There seems to be a similar thing going on in linear algebra, where everyone teaches concepts based on the determinant, even though doing it differently makes them far easier. But there it feels more understandable, since you do need to be quite good to see that. This case here just feels like people aren’t even trying to optimize for readability.
When I learned probability, we were basically presented with a random variable X, told that it could occupy a bunch of different values, and asked to calculate what the average/expected value is based on the frequencies of what those different values could be. So you start with a question like “we roll a die. here are all the values it could be and they all happen one-sixth of the time. Add each value multiplied by one-sixth to each other to get the expected value.” This framing naturally leads to definition (1) when you expand to continuous random variables.
On one hand, this makes definition (1) really intuitive and easy to learn. After all, if you frame the questions around the target space, you’ll frame your understanding around the target space.

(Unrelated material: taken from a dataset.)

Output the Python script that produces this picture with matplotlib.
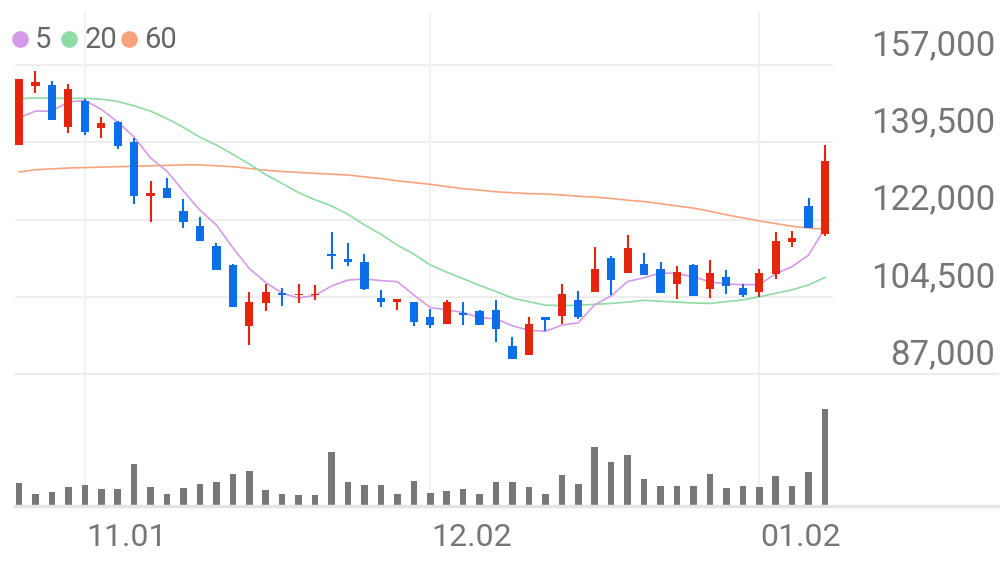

Frankly, when I read your comment, my immediate reaction was “what on earth is a probability space? we’re just summing up the ways the target variable can happen and claiming that its a map from some other space to the target variable is just excessive!” When you’re taught about target space, you don’t think about probability space.
On the other hand, defintiion (2) is really useful in a lot of (usually more niche) areas. If you don’t contextualize X as a map between a space of possible outcomes as a real number, things like integrals using Maxwell Boltzmann statistics won’t make any sense. To someone who does, you’re just adding up all the possibilities weighted by a given value.
That’s a strong steelman of the status quo in cases where random variables are introduced as you describe. I’ll concede that (1) is fine in this case. I’m not sure it applies to cases (lectures) where probability spaces are formally introduced – but maybe it does; maybe other people still don’t think of RVs as functions, even if that’s what they technically are.